Posted by frank, a resident of Pleasanton Heights
on Nov 3, 2008 at 2:52 pm

By the way, it is the same three judges who will hear the Oak Grove appeal that ruled against the Bayview Hunters Point Committee just a few weeks ago because they did not carry the Plan during the signature gathering, but indeed carried the "text" of the ordinance. Very similar to Oak Grove. A key phrase in their ruling that gives insight into their interpretation of Election Code section 9238 is "Here, the critical text enacted into law by the Ordinance was the text of the Plan, not the printed words of the Ordinance. "


Posted by Stacey, a resident of Amberwood/Wood Meadows
on Nov 3, 2008 at 3:04 pm

The Vineyard Specific Plan adopted in 1999 entitles the Brozosky property to contain 3 additional homes, if an owner (not necessarily Brozosky) decided to subdivide those 20 acres. The area is zoned Hillside Residential. See page 20.

Luckily, no one is using direct democracy to legislate away the property owner's right to those 3 additional homes and devaluing that property.

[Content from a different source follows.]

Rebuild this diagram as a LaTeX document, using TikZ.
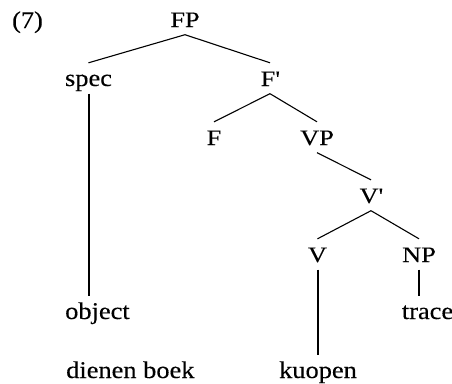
\documentclass[tikz,border=0pt]{standalone}
\usepackage{fontspec}
\setmainfont{Liberation Serif}
\newfontfamily\wordfont[FakeStretch=1.1, FakeBold=0.25]{Liberation Serif}
\newfontfamily\catfont[FakeStretch=1.2, FakeBold=0.25]{Liberation Serif}
\usepackage{tikz}
\usetikzlibrary{positioning, calc}
\tikzstyle{branch} = [line width=1.1pt]
\tikzstyle{stem} = [line width=2pt]

\begin{document}
\begin{tikzpicture}[x=1pt, y=-1pt, every node/.style={inner xsep=0pt, inner ysep=3pt, text height=20pt, text depth=4.5pt, anchor=base}]
\useasboundingbox (0,0) rectangle (452,383);
\tikzset{cat/.style={font=\catfont\fontsize{22}{26}\selectfont}, word/.style={font=\wordfont\fontsize{24}{28}\selectfont}}
% example number
\node (num) [word] at (27.5,28) {(7)};
% tree nodes
\node (fp) [cat] at (185,27) {FP};
\node (spec) [word] at (88.5,86) {spec};
\node (fbar) [cat] at (270,86) {F\textquotesingle};
\node (f) [cat] at (214,145) {F};
\node (vp) [cat] at (317,145) {VP};
\node (vbar) [cat] at (371,203) {V\textquotesingle};
\node (v) [cat] at (317.5,262) {V};
\node (np) [cat] at (419,262) {NP};
\node (object) [word, anchor=base west] at (65,319) {object};
\node (trace) [word] at (427.5,319) {trace};
\node (dienen) [word, anchor=base west] at (66,378) {dienen boek};
\node (kuopen) [word] at (318,378) {kuopen};

% branches
\draw [branch] (fp.south) -- (spec.north);
\draw [branch] (fp.south) -- (fbar.north);
\draw [branch] (fbar.south) -- (f.north);
\draw [branch] (fbar.south) -- (vp.north);
\draw [branch] (vp.south) -- (vbar.north);
\draw [branch] (vbar.south) -- (v.north);
\draw [branch] (vbar.south) -- (np.north);
% lexical stems
\draw [stem] (spec.south) -- (spec.south |- object.north);
\draw [stem] (v.south) -- (v.south |- kuopen.north);
\draw [stem] (np.south) -- (np.south |- trace.north);
\end{tikzpicture}
\end{document}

Posted by Stacey, a resident of Amberwood/Wood Meadows
on Nov 3, 2008 at 3:23 pm

"BTW do you really want our city attorney with such an atrocious record of giving advice, dealing with the mess of information that will come out of a QQ process (if there really is one-since nothing is guaranteed)?"

This question, incidentally, generates the reverse, "do you really want to rely upon whoever wrote PP with such a record of irresponsibility to not vet the legality of the referendum petition against a second and third lawyer and instead relied upon a single source (City Attorney)?"